The threat is the mirror image, and GoDaddy states it in its own risk factors: the "widespread acceptance of any alternative system, such as mobile applications, AI-powered products and tools or closed networks, could eliminate the need to register a domain name or to establish an online presence" [22]. If customers increasingly reach the internet through AI platforms and closed ecosystems, demand for the builders, hosting and domains at the base of the moat could fall. The front door of the franchise is precisely what an agent-mediated internet could route around. ANS is GoDaddy's wager that domains remain the trust layer even then; it is a plausible bet, not yet a proven one — agents have only been registrable since late 2025 [23].
The read, and what would change it
On the moat playbook's scale, this is a narrow moat: durable and cash-generative today, defended by scale, brand and switching costs that show up in retention and pricing, but bounded on two sides — a base it is choosing to shrink, and a technology shift it does not control. It is not a wide moat, because the advantage defends and monetizes rather than compounds units; it is not absent, because the pricing evidence is unambiguous.

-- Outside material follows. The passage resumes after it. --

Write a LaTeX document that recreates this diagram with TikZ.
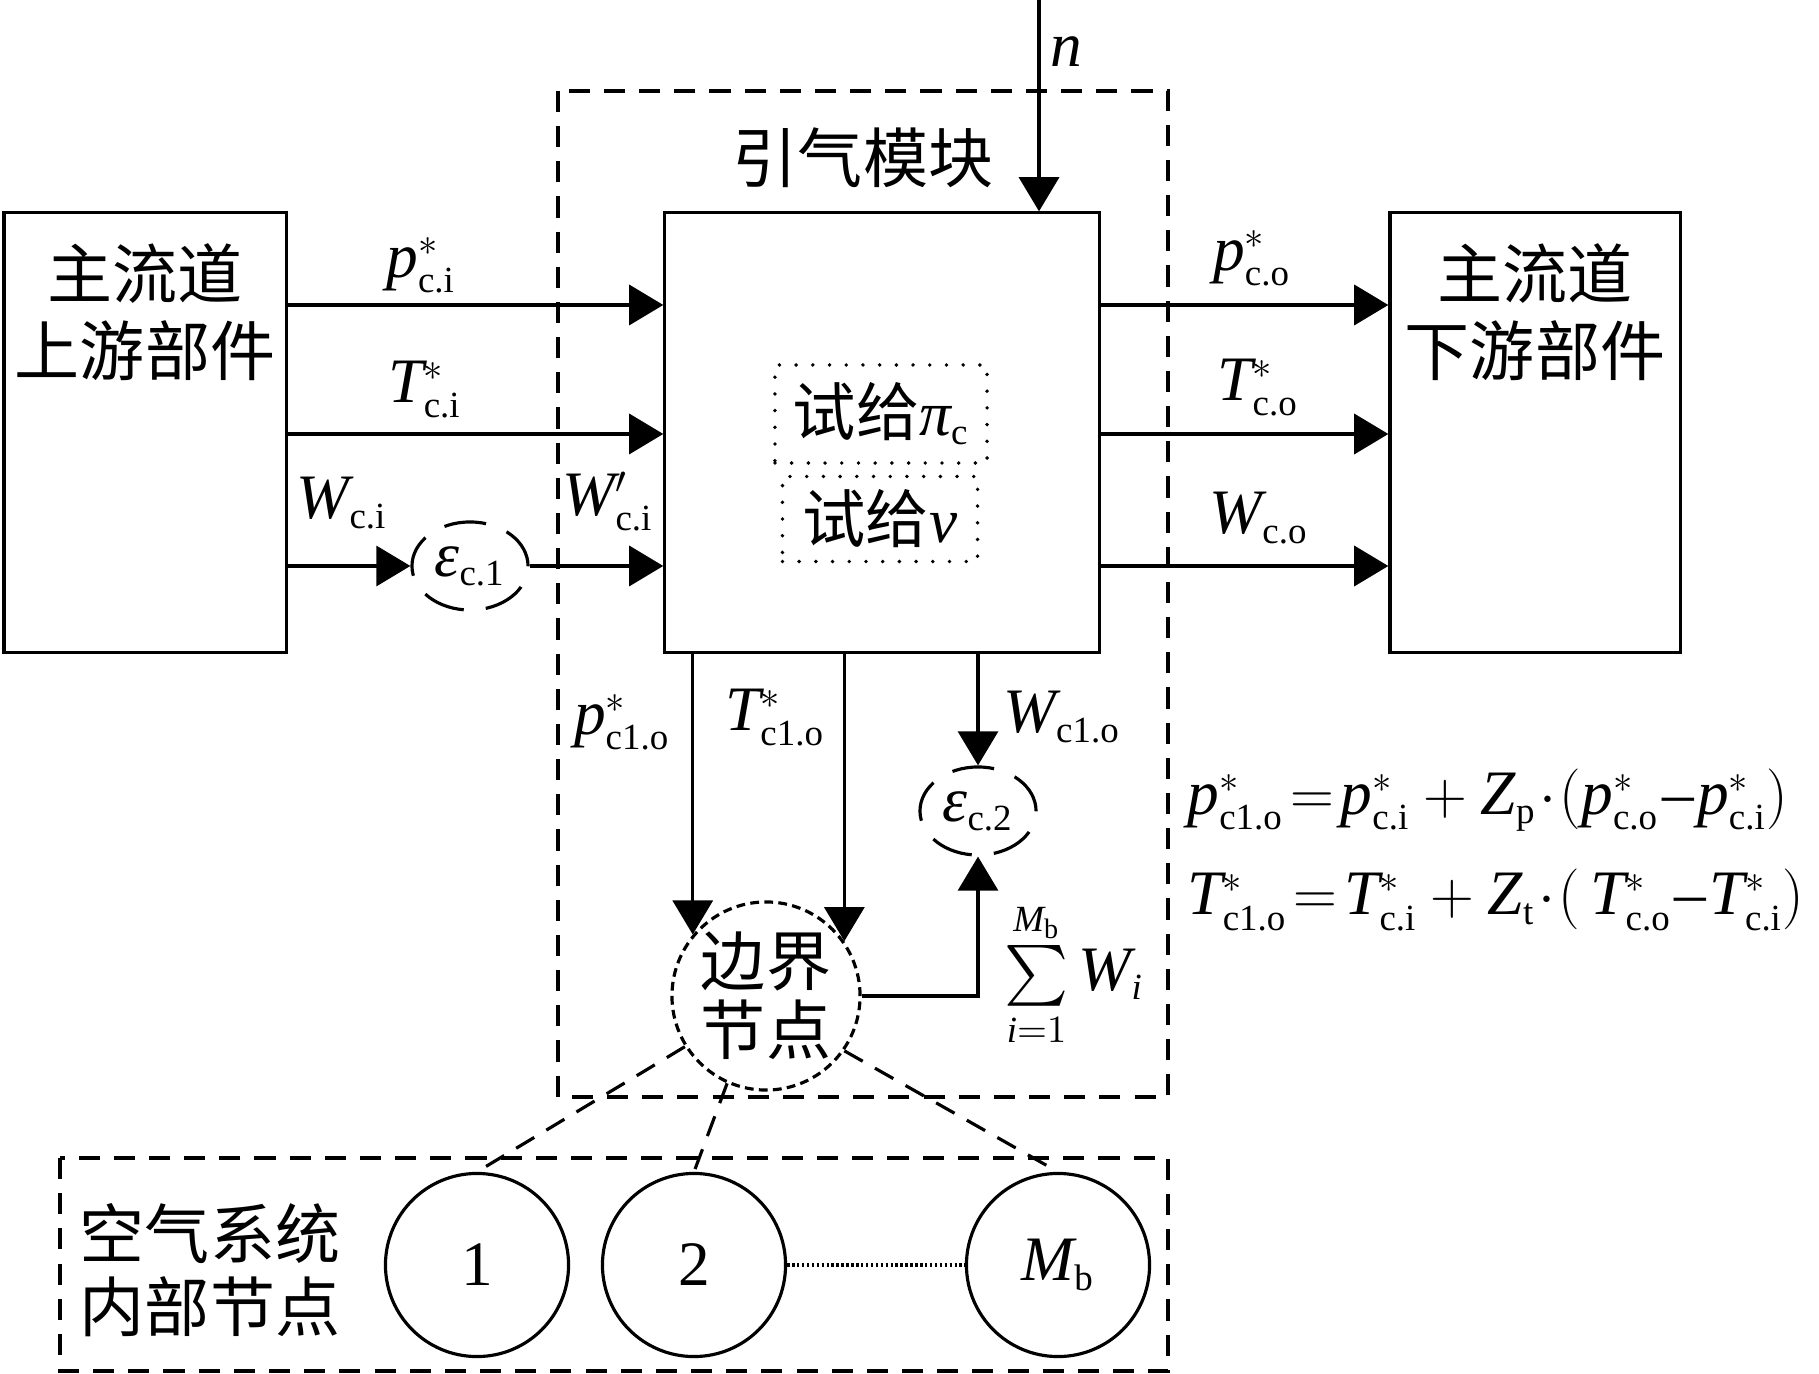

Three things would move the read. If domain units — primary registrations and total domains under management — stop declining and turn up as the high-intent pruning finishes, the "self-capping" concern weakens and the moat looks wider. If ARPU growth outruns the value delivered and retention slips below the mid-80s, the pricing engine is nearer its ceiling than it looks. And the decisive one over the next few years is whether Airo.ai and ANS add customers and attach rather than merely defend them — the difference between the AI transition extending the franchise and quietly hollowing out its front door. The moat's competitive durability is the load-bearing assumption behind the growth and margin trajectory the earlier chapters mapped; it is real, but it is contingent.